I'm very interested to see independent testing of cores without SMT/hyperthreading. Of course it's one less function for the hardware and thread scheduler to worry about. But hyperthreading was a useful way to share resources between multiple threads that had light-to-intermediate workloads. Synthetic benchmarks might show an improvement but I'm interested to see what everyday workloads, like web browsing while streaming a video, will react.
adrian_b|1 year ago
While there are also other tasks where SMT does not bring advantages, for the compilation of a big software project SMT does bring an obvious performance improvement, of about 20% for the same Zen 3 CPU.
In any case, Intel has said that they have designed 2 versions of the Lion Cove core, one without SMT for laptop/desktop hybrid CPUs and one with SMT for server CPUs with P cores (i.e. for the successor of Granite Rapids, which will be launched later this year, using P-cores similar to those of Meteor Lake).
papichulo2023|1 year ago
pjmlp|1 year ago
It was a product of its time, a way to get cheap multi-cores when getting real cores was too expensive for regular consumer products.

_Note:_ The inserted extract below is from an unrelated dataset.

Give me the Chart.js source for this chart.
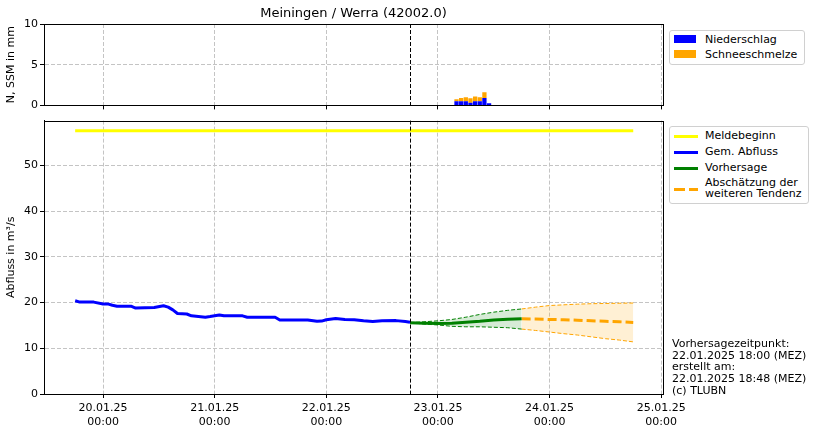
<!DOCTYPE html>
<html>
<head>
<meta charset="utf-8">
<script src="https://cdn.jsdelivr.net/npm/chart.js@4/dist/chart.umd.min.js"></script>
<style>
  body { margin: 0; background: #fff; font-family: "DejaVu Sans", sans-serif; }
  #wrap { position: relative; width: 819px; height: 431px; overflow: hidden; }
  .box { position: absolute; }
  .title { position: absolute; left: 44px; width: 619px; top: 5px; text-align: center; font-size: 13px; color: #000; }
  .legend { position: absolute; background: #fff; border: 1px solid #d0d0d0; border-radius: 3px; font-size: 11px; color: #000; }
  .legend .row { position: absolute; left: 0; white-space: nowrap; }
  .legend .lbl { position: absolute; left: 35px; line-height: 11px; }
  .note { position: absolute; left: 672px; top: 338px; font-size: 11px; line-height: 11.7px; color: #000; white-space: pre; }
</style>
</head>
<body>
<div id="wrap">
  <div class="box" style="left:0;top:4px;width:819px;height:110px"><canvas id="topChart" width="819" height="110"></canvas></div>
  <div class="box" style="left:0;top:112px;width:819px;height:319px"><canvas id="mainChart" width="819" height="319"></canvas></div>
  <div class="title">Meiningen / Werra (42002.0)</div>

  <div class="legend" style="left:669px;top:30px;width:134px;height:33px">
    <div class="row" style="top:4px"><span style="position:absolute;left:4px;top:0;width:22px;height:8px;background:#0000ff"></span><span class="lbl" style="top:-1px">Niederschlag</span></div>
    <div class="row" style="top:19px"><span style="position:absolute;left:4px;top:0;width:22px;height:8px;background:#ffa500"></span><span class="lbl" style="top:-1px">Schneeschmelze</span></div>
  </div>

  <div class="legend" style="left:669px;top:126px;width:138px;height:76px">
    <div class="row" style="top:8px"><span style="position:absolute;left:4px;top:0;width:24px;height:3px;background:#ffff00"></span><span class="lbl" style="top:-5px">Meldebeginn</span></div>
    <div class="row" style="top:24px"><span style="position:absolute;left:4px;top:0;width:24px;height:3px;background:#0000ff"></span><span class="lbl" style="top:-5px">Gem. Abfluss</span></div>
    <div class="row" style="top:40px"><span style="position:absolute;left:4px;top:0;width:24px;height:3px;background:#008000"></span><span class="lbl" style="top:-5px">Vorhersage</span></div>
    <div class="row" style="top:61px"><span style="position:absolute;left:4px;top:0;width:11px;height:3px;background:#ffa500"></span><span style="position:absolute;left:19px;top:0;width:9px;height:3px;background:#ffa500"></span><span class="lbl" style="top:-11px">Abschätzung der<br>weiteren Tendenz</span></div>
  </div>

  <div class="note">Vorhersagezeitpunkt:
22.01.2025 18:00 (MEZ)
erstellt am:
22.01.2025 18:48 (MEZ)
(c) TLUBN</div>
</div>

<script>
// hours since 20.01.25 00:00
const dayNames = ["20.01.25", "21.01.25", "22.01.25", "23.01.25", "24.01.25", "25.01.25"];
const dayTicks = [0, 24, 48, 72, 96, 120];
const xMin = -12.7;
const xMax = 120.4;
const forecastHour = 66;

// precipitation / snow melt (mm per hour)
const precipHours = [76, 77, 78, 79, 80, 81, 82, 83];
const niederschlag = [0.5, 0.5, 0.5, 0.33, 0.5, 0.5, 0.92, 0.25];
const schneeschmelze = [0.25, 0.42, 0.5, 0.55, 0.58, 0.5, 0.71, 0];

// measured discharge
const measHours = [-6, -5, -2, 0, 1, 2, 3, 6, 7, 11, 13, 14, 15, 16, 18, 19, 22, 23, 25, 26, 30, 31, 37, 38, 44, 46, 47, 48, 50, 52, 54, 56, 58, 60, 63, 65, 66];
const gemAbfluss = [20.4, 20.1, 20.1, 19.7, 19.7, 19.4, 19.2, 19.2, 18.8, 18.9, 19.3, 19.0, 18.4, 17.6, 17.5, 17.1, 16.8, 16.95, 17.3, 17.1, 17.1, 16.8, 16.8, 16.2, 16.2, 15.9, 15.95, 16.25, 16.5, 16.3, 16.25, 16.0, 15.85, 16.0, 16.05, 15.85, 15.7];

// forecast
const fcHours = [66, 69, 72, 75, 78, 81, 84, 87, 90];
const vorhersage = [15.6, 15.5, 15.4, 15.5, 15.7, 15.9, 16.2, 16.35, 16.45];
const vorhersageOben = [15.6, 15.8, 16.0, 16.3, 16.8, 17.4, 17.9, 18.3, 18.6];
const vorhersageUnten = [15.6, 15.3, 15.1, 14.8, 14.7, 14.7, 14.6, 14.5, 14.2];

// tendency
const tendHours = [90, 93, 96, 99, 102, 105, 108, 111, 114];
const tendenz = [16.45, 16.4, 16.3, 16.25, 16.15, 16.0, 15.9, 15.8, 15.65];
const tendenzOben = [18.6, 19.0, 19.35, 19.5, 19.65, 19.75, 19.8, 19.85, 19.9];
const tendenzUnten = [14.2, 13.9, 13.55, 13.2, 12.9, 12.5, 12.1, 11.8, 11.4];

const meldeHours = [-6, 114];
const meldebeginn = [57.6, 57.6];

function pts(xs, ys) {
  return xs.map((x, i) => ({ x: x, y: ys[i] }));
}

const FONT = { family: "DejaVu Sans", size: 11 };
Chart.defaults.font.family = "DejaVu Sans";
Chart.defaults.color = "#000";

// frame + forecast time line
const framePlugin = {
  id: "frame",
  afterDatasetsDraw(chart) {
    const { ctx, chartArea: a, scales } = chart;
    ctx.save();
    const fx = Math.round(scales.x.getPixelForValue(forecastHour)) + 0.5;
    ctx.strokeStyle = "#000";
    ctx.lineWidth = 1;
    ctx.setLineDash([4, 2]);
    ctx.beginPath();
    ctx.moveTo(fx, a.top);
    ctx.lineTo(fx, a.bottom);
    ctx.stroke();
    ctx.setLineDash([]);
    ctx.strokeRect(Math.round(a.left) + 0.5, Math.round(a.top) + 0.5, Math.round(a.right - a.left), Math.round(a.bottom - a.top));
    ctx.restore();
  }
};

function xScale(showLabels, height) {
  return {
    type: "linear",
    min: xMin,
    max: xMax,
    offset: false,
    stacked: true,
    afterBuildTicks: s => { s.ticks = dayTicks.map(v => ({ value: v })); },
    afterFit: s => { s.height = height; },
    grid: { color: "#c4c4c4", lineWidth: 1, offset: false, tickColor: "#000", tickLength: 4, tickWidth: 1 },
    border: { display: true, color: "#000", dash: [4, 2] },
    ticks: {
      display: showLabels,
      maxRotation: 0,
      autoSkip: false,
      padding: 4,
      font: FONT,
      color: "#000",
      callback: v => {
        const i = dayTicks.indexOf(v);
        return i >= 0 ? [dayNames[i], "00:00"] : "";
      }
    }
  };
}

function yScale(min, max, ticks, title) {
  return {
    type: "linear",
    min: min,
    max: max,
    afterBuildTicks: s => { s.ticks = ticks.map(v => ({ value: v })); },
    afterFit: s => { s.width = 44; },
    grid: { color: "#c4c4c4", lineWidth: 1, tickColor: "#000", tickLength: 4, tickWidth: 1 },
    border: { display: true, color: "#000", dash: [4, 2] },
    title: { display: true, text: title, font: FONT, color: "#000", padding: { top: 5, bottom: 0 } },
    ticks: { font: FONT, color: "#000", padding: 2 }
  };
}

new Chart(document.getElementById("topChart"), {
  type: "bar",
  data: {
    datasets: [
      { label: "Niederschlag", data: pts(precipHours, niederschlag), backgroundColor: "#0000ff", barPercentage: 0.92, categoryPercentage: 1 },
      { label: "Schneeschmelze", data: pts(precipHours, schneeschmelze), backgroundColor: "#ffa500", barPercentage: 0.92, categoryPercentage: 1 }
    ]
  },
  options: {
    responsive: false,
    animation: false,
    devicePixelRatio: 1,
    layout: { padding: { top: 20, right: 156, left: 0, bottom: 0 } },
    plugins: { legend: { display: false }, tooltip: { enabled: false } },
    scales: {
      x: xScale(false, 8),
      y: Object.assign(yScale(0, 10, [0, 5, 10], "N, SSM in mm"), { stacked: true })
    }
  },
  plugins: [framePlugin]
});

const thin = { pointRadius: 0, borderWidth: 1, tension: 0 };

new Chart(document.getElementById("mainChart"), {
  type: "line",
  data: {
    datasets: [
      Object.assign({ label: "Vorhersage oben", data: pts(fcHours, vorhersageOben), borderColor: "#008000", borderDash: [4, 2], fill: "+1", backgroundColor: "rgba(0,128,0,0.16)" }, thin),
      Object.assign({ label: "Vorhersage unten", data: pts(fcHours, vorhersageUnten), borderColor: "#008000", borderDash: [4, 2], fill: false }, thin),
      Object.assign({ label: "Tendenz oben", data: pts(tendHours, tendenzOben), borderColor: "#ffa500", borderDash: [4, 2], fill: "+1", backgroundColor: "rgba(255,165,0,0.17)" }, thin),
      Object.assign({ label: "Tendenz unten", data: pts(tendHours, tendenzUnten), borderColor: "#ffa500", borderDash: [4, 2], fill: false }, thin),
      { label: "Meldebeginn", data: pts(meldeHours, meldebeginn), borderColor: "#ffff00", borderWidth: 3, pointRadius: 0, fill: false },
      { label: "Gem. Abfluss", data: pts(measHours, gemAbfluss), borderColor: "#0000ff", borderWidth: 3, pointRadius: 0, fill: false, borderJoinStyle: "round" },
      { label: "Vorhersage", data: pts(fcHours, vorhersage), borderColor: "#008000", borderWidth: 3, pointRadius: 0, fill: false },
      { label: "Abschätzung der weiteren Tendenz", data: pts(tendHours, tendenz), borderColor: "#ffa500", borderWidth: 3, borderDash: [9, 4], pointRadius: 0, fill: false }
    ]
  },
  options: {
    responsive: false,
    animation: false,
    devicePixelRatio: 1,
    layout: { padding: { top: 8, right: 156, left: 0, bottom: 0 } },
    plugins: { legend: { display: false }, tooltip: { enabled: false } },
    scales: {
      x: xScale(true, 37),
      y: yScale(0, 59.8, [0, 10, 20, 30, 40, 50], "Abfluss in m³/s")
    }
  },
  plugins: [framePlugin]
});
</script>
</body>
</html>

Besides the security issues, for high performance workloads they have always been an issue, stealing resources across shared CPU units.
sapiogram|1 year ago
Performance is still a reason. Anecdote: I have a pet project that involves searching for chess puzzles, and hyperthreading improves throughput 22%. Not massive, but definitely not nothing.
binkHN|1 year ago
dagmx|1 year ago
On the high utilization end, stuff like offline rendering or even some realtime games, would have significant performance degradation when HT/SMT are enabled. It was incredibly noticeable when I worked in film.
And on the low wattage end, it ends up causing more overhead versus just dumping the jobs on an E core.
The_Colonel|1 year ago
For most of the HT's existence there weren't any E cores which conflicts with your "never" in the first sentence.